THE Reserve Bank of Zimbabwe (RBZ) says it will announce policy measures to buttress stability of the auction system and exchange rate when it delivers the Mid-term Monetary Policy Review this week.
Monetary authorities, however, continue to reiterate that low production is causing a disproportionately high demand for foreign currency, which is putting pressure on the exchange rate.
RBZ Governor Dr John Mangudya said the apex bank was impressed by how the auction market had stabilised the exchange rate and, consequently, prices since the launch of the auction on June 23.
Before adoption of the auction system, the value of the local unit had been depreciating markedly against the foreign unit, especially on the parallel market.
While the Zimbabwe dollar exchange rate has moved from $25 to US$1 under the fixed rate regime, to $82 to US$1 after the last auction on Wednesday, it once reached highs of $120 to US$1 on the parallel market before the auction system was introduced.
The black market rate has since dropped to between $95 to US$1 and $100 to US$1 owing to multiple interventions, which also included a clampdown on abuse of mobile money platforms.
The RBZ believes the official and parallel market exchange rates are likely to converge over the next few weeks, as the auction becomes the biggest source of foreign currency for all registered businesses.
A fortnight ago, the central bank introduced a foreign exchange auction market for small and medium enterprises, a move set to weaken the black market.
The previous continued slump of the Zimbabwe dollar forced many businesses to adopt a forward pricing mechanism by putting steep premiums on prices.
As a result, inflation skyrocketed to a post-dollarisation high of 785,6 percent in May this year, from a lowly 5,4 percent in 2018.
Dr Mangudya said exporters continue to contribute through the current surrender requirements.
However, economist Mr Eddie Cross said most holders of foreign currency, were not participating in the auction but doing deals with banks at rates above the weekly weighted rate.
The banks, he said, were trading an average of US$3,5 million per day.
It is believed that were the funds channelled to the foreign currency auction — whose weekly trades average between US$14 million and US$18 million — this could materially help to sustain and entrench it.
Bankers Association of Zimbabwe president Ralph Watungwa claimed that everything that banks do is transparent and above board since they are regulated by the RBZ.
Mr Watungwa said since banks operate within the confines of specific dealer margins determined by the central bank, it was impossible to violate regulations without inviting the wrath of the regulator.
Dr Mangudya said although the auction system will continue to be sustained by foreign currency liquidated on the market by exporters, low production remains a major challenge.
There are concerns that the country is “unnecessarily” losing the much-needed forex by importing commodities such as maize and wheat that could be produced locally.
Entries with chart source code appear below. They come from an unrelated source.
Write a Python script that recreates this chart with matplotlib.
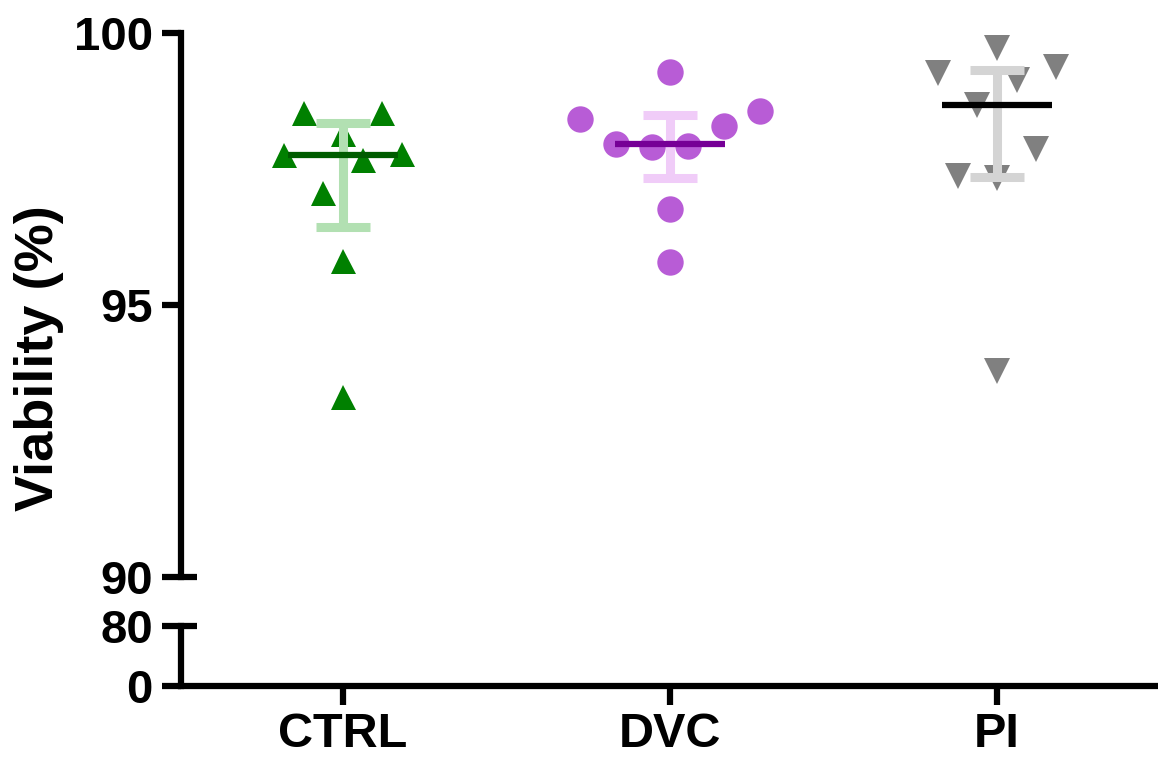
import numpy as np
import matplotlib
matplotlib.use("Agg")
import matplotlib.pyplot as plt

plt.rcParams['font.family'] = ['Liberation Sans', 'DejaVu Sans']
plt.rcParams['font.weight'] = 'bold'

# ---- data -------------------------------------------------------------
groups = ["CTRL", "DVC", "PI"]
ctrl_vals = [98.53, 98.53, 98.15, 97.76, 97.67, 97.77, 97.05, 95.81, 93.30]
dvc_vals = [99.29, 98.42, 98.57, 98.29, 97.95, 97.90, 97.92, 96.77, 95.79]
pi_vals = [99.73, 99.26, 99.37, 99.14, 98.67, 97.87, 97.37, 97.33, 93.78]

# horizontal scatter slots (multiples of the slot width) for each point
ctrl_slot = [-2, 2, 0, -3, 1, 3, -1, 0, 0]
dvc_slot = [0, -5, 5, 3, -3, -1, 1, 0, 0]
pi_slot = [0, -3, 3, 1, -1, 2, -2, 0, 0]

upper_ticks = [90, 95, 100]
lower_ticks = [0, 80]

# ---- styling ----------------------------------------------------------
styles = [
    dict(marker='^', color='#008000', bar='#b2e0b2', med='#005c00', ms=18, step=0.060),
    dict(marker='o', color='#b85cd6', bar='#f0ccf8', med='#760096', ms=19, step=0.055),
    dict(marker='v', color='#808080', bar='#d4d4d4', med='#000000', ms=19, step=0.060),
]
values = [ctrl_vals, dvc_vals, pi_vals]
slots = [ctrl_slot, dvc_slot, pi_slot]

LW = 4.5
fig = plt.figure(figsize=(11.58, 7.60), dpi=100)
ax = fig.add_axes([0.1559, 0.2412, 1 - 0.1559, 0.7154])
axl = fig.add_axes([0.1559, 0.0974, 1 - 0.1559, 0.0789])

xlim = (-0.497, 2.492)
for a in (ax, axl):
    a.set_xlim(*xlim)
    for s in ('top', 'right'):
        a.spines[s].set_visible(False)
    a.spines['left'].set_linewidth(LW)
    a.spines['bottom'].set_linewidth(LW)
    a.tick_params(axis='both', width=LW, length=14, labelsize=34, pad=6)

ax.spines['bottom'].set_visible(False)
ax.set_ylim(90, 100)
ax.set_yticks(upper_ticks)
ax.set_xticks([])
axl.set_ylim(0, 80)
axl.set_yticks(lower_ticks)
axl.set_xticks(range(len(groups)))
axl.set_xticklabels(groups, fontsize=35, fontweight='bold')
axl.tick_params(axis='x', pad=5)
for a in (ax, axl):
    for lab in a.get_yticklabels():
        lab.set_fontweight('bold')

# axis-break marks on the right side of the spine
brk = 16 / (1158 * (1 - 0.1559))
ax.plot([0, brk], [0, 0], transform=ax.transAxes, color='black', lw=LW,
        solid_capstyle='butt', clip_on=False)
axl.plot([0, brk], [1, 1], transform=axl.transAxes, color='black', lw=LW,
         solid_capstyle='butt', clip_on=False)

# ---- points, median and interquartile range ---------------------------
for i, (vals, slot, st) in enumerate(zip(values, slots, styles)):
    v = np.asarray(vals)
    xs = i + np.asarray(slot) * st['step']
    ax.plot(xs, v, linestyle='none', marker=st['marker'], ms=st['ms'],
            color=st['color'], markeredgewidth=0, zorder=2, clip_on=False)
    q1, q3 = np.percentile(v, [25, 75], method='weibull')
    med = np.median(v)
    ax.plot([i, i], [q1, q3], color=st['bar'], lw=6.5, solid_capstyle='butt', zorder=3)
    for q in (q1, q3):
        ax.plot([i - 0.083, i + 0.083], [q, q], color=st['bar'], lw=6.5,
                solid_capstyle='butt', zorder=3)
    ax.plot([i - 0.167, i + 0.167], [med, med], color=st['med'], lw=4.5,
            solid_capstyle='butt', zorder=4)

fig.text(14 / 1158, 1 - 358 / 760, "Viability (%)", rotation=90, ha='left',
         va='center', fontsize=39, fontweight='bold')

fig.savefig("out.png", dpi=100)
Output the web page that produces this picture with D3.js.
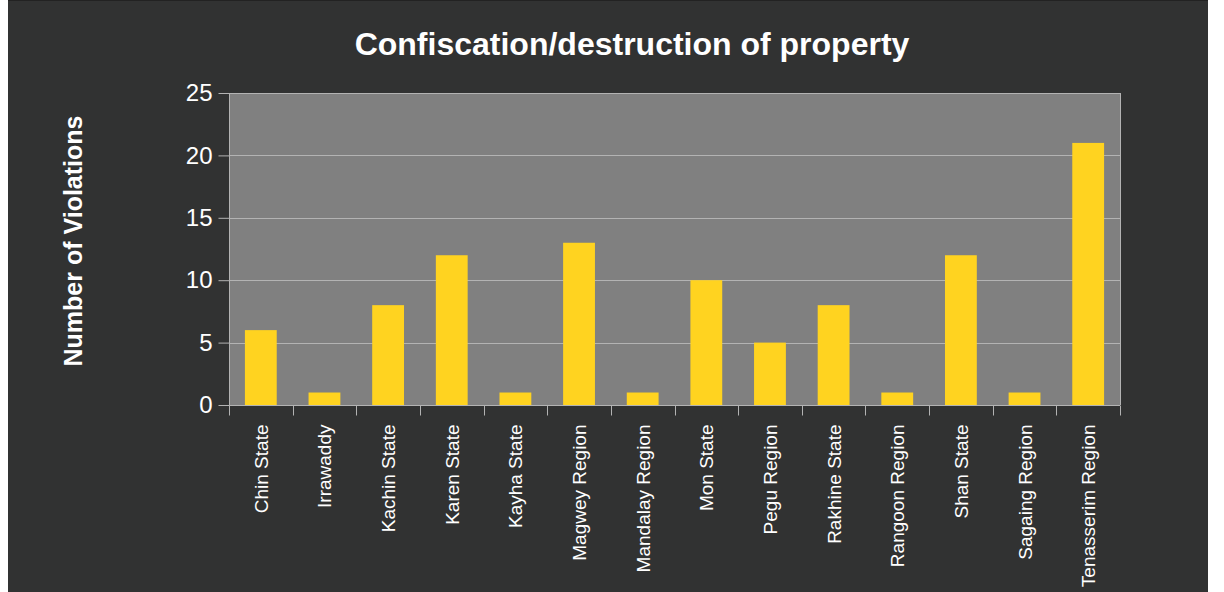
<!DOCTYPE html>
<html><head><meta charset="utf-8">
<script src="https://cdn.jsdelivr.net/npm/d3@7"></script>
<style>html,body{margin:0;padding:0;background:#fff;}svg{display:block;}</style>
</head><body>
<svg id="c" width="1224" height="592"></svg>
<script>
const categories = ["Chin State","Irrawaddy","Kachin State","Karen State","Kayha State","Magwey Region","Mandalay Region","Mon State","Pegu Region","Rakhine State","Rangoon Region","Shan State","Sagaing Region","Tenasserim Region"];
const values = [6,1,8,12,1,13,1,10,5,8,1,12,1,21];
const yTicks = [0,5,10,15,20,25];
const title = "Confiscation/destruction of property";
const yTitle = "Number of Violations";

const svg = d3.select("#c");
const font = "'Liberation Sans', Arial, sans-serif";
svg.append("rect").attr("x",8).attr("y",0).attr("width",1200).attr("height",592).attr("fill","#313232");
svg.append("line").attr("x1",8).attr("x2",1208).attr("y1",0.5).attr("y2",0.5).attr("stroke","#222").attr("stroke-width",1);

const L=229, R=1120, T=93, B=405;
const x = d3.scaleBand().domain(categories).range([L,R]).paddingInner(0).paddingOuter(0);
const y = d3.scaleLinear().domain([0,25]).range([B,T]);

svg.append("rect").attr("x",L).attr("y",T).attr("width",R-L).attr("height",B-T).attr("fill","#808080");

// grid
svg.selectAll(".grid").data(yTicks).enter().append("line")
  .attr("x1",L).attr("x2",R).attr("y1",d=>Math.round(y(d))+0.5).attr("y2",d=>Math.round(y(d))+0.5)
  .attr("stroke","#b3b3b3").attr("stroke-width",1);
svg.append("line").attr("x1",R+0.5).attr("x2",R+0.5).attr("y1",T).attr("y2",B).attr("stroke","#b3b3b3");

// bars
const bw = x.bandwidth()*0.5;
svg.selectAll(".bar").data(values).enter().append("rect")
  .attr("x",(d,i)=>x(categories[i])+x.bandwidth()/2-bw/2)
  .attr("y",d=>y(d)).attr("width",bw).attr("height",d=>B-y(d))
  .attr("fill","#FFD320");

// y axis
const yAxis = d3.axisLeft(y).tickValues(yTicks).tickSize(11).tickPadding(6).tickFormat(d3.format("d"));
const gy = svg.append("g").attr("transform",`translate(${L+0.5},0)`).call(yAxis);
gy.select(".domain").attr("stroke","#b3b3b3").attr("d",`M0,${T}V${B}`);
gy.selectAll(".tick line").attr("stroke","#b3b3b3");
gy.selectAll(".tick text").attr("fill","#fff").style("font-family",font).style("font-size","24px");

// x axis
const gx = svg.append("g").attr("transform",`translate(0,${B+0.5})`);
gx.append("line").attr("x1",L).attr("x2",R).attr("y1",0).attr("y2",0).attr("stroke","#b3b3b3");
const bounds = categories.map(c=>x(c)).concat([R]);
gx.selectAll(".bt").data(bounds).enter().append("line")
  .attr("x1",d=>Math.round(d)+0.5).attr("x2",d=>Math.round(d)+0.5).attr("y1",0).attr("y2",10).attr("stroke","#b3b3b3");
gx.selectAll(".lbl").data(categories).enter().append("text")
  .attr("transform",d=>`translate(${x(d)+x.bandwidth()/2+7},${19}) rotate(-90)`)
  .attr("text-anchor","end").attr("fill","#fff")
  .style("font-family",font).style("font-size","19px").text(d=>d);

// titles
svg.append("text").attr("x",632).attr("y",55).attr("text-anchor","middle").attr("fill","#fff")
  .style("font-family",font).style("font-size","32px").style("font-weight","bold").text(title);
svg.append("text").attr("transform","translate(82,241) rotate(-90)").attr("text-anchor","middle").attr("fill","#fff")
  .style("font-family",font).style("font-size","25px").style("font-weight","bold").text(yTitle);
</script>
</body></html>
“We are pleased with the performance of the auction. The Reserve Bank has been very clear though: we have bemoaned the lack of productivity in this country; we have no productivity; that is the problem, it is not foreign currency.
“We do not produce to self-sustain ourselves. How do we import maize and wheat in this day and age?
“The RBZ continues to bemoan lack of productivity to self-sustain ourselves so that the foreign currency we are using to import maize and wheat is used to feed the auction system,” said Dr Mangudya.
“We need 30 000 tonnes of wheat in this country every month. That is about US$12 million, which we are removing from the auction, and maize we need about 100 000 tonnes per month; that is about US$28 million, which we are removing from the auction.
“So you can see already that more than half the country’s forex requirements per month go to import basic food commodities in the form of grains and therefore you want to reduce that to put money on the auction.”
The RBZ believes that the major objective of the auction system was to ensure price stability.
“So, by removing, mitigating, or minimising the volatility in the exchange rate means we achieve our mandate of price stability as a central bank. So all that we are fostering is price stability.
“Another variable that comes from us as a policy is our cautionary stance towards money supply. You are aware that we have something called monetary targeting framework. Our monetary targeting framework is that we are very stringent on money creation; so there is less creation of money in this country; that is why we publish the statistics every Friday for people to see,” he added.
Dr Mangudya said if money supply is reduced, it cannot drive the exchange rate, which is a cautionary approach to the creation of money that ensures that the Zimbabwe dollar retains its value once there is very limited liquidity to chase foreign currency.
“Prices have not gone up for the past eight weeks following the introduction of the auction and the sustainability of the auction is guaranteed by ensuring that the forex coming from the exporters is liquidated to continue to liquefy the auction,” Dr Mangudya said.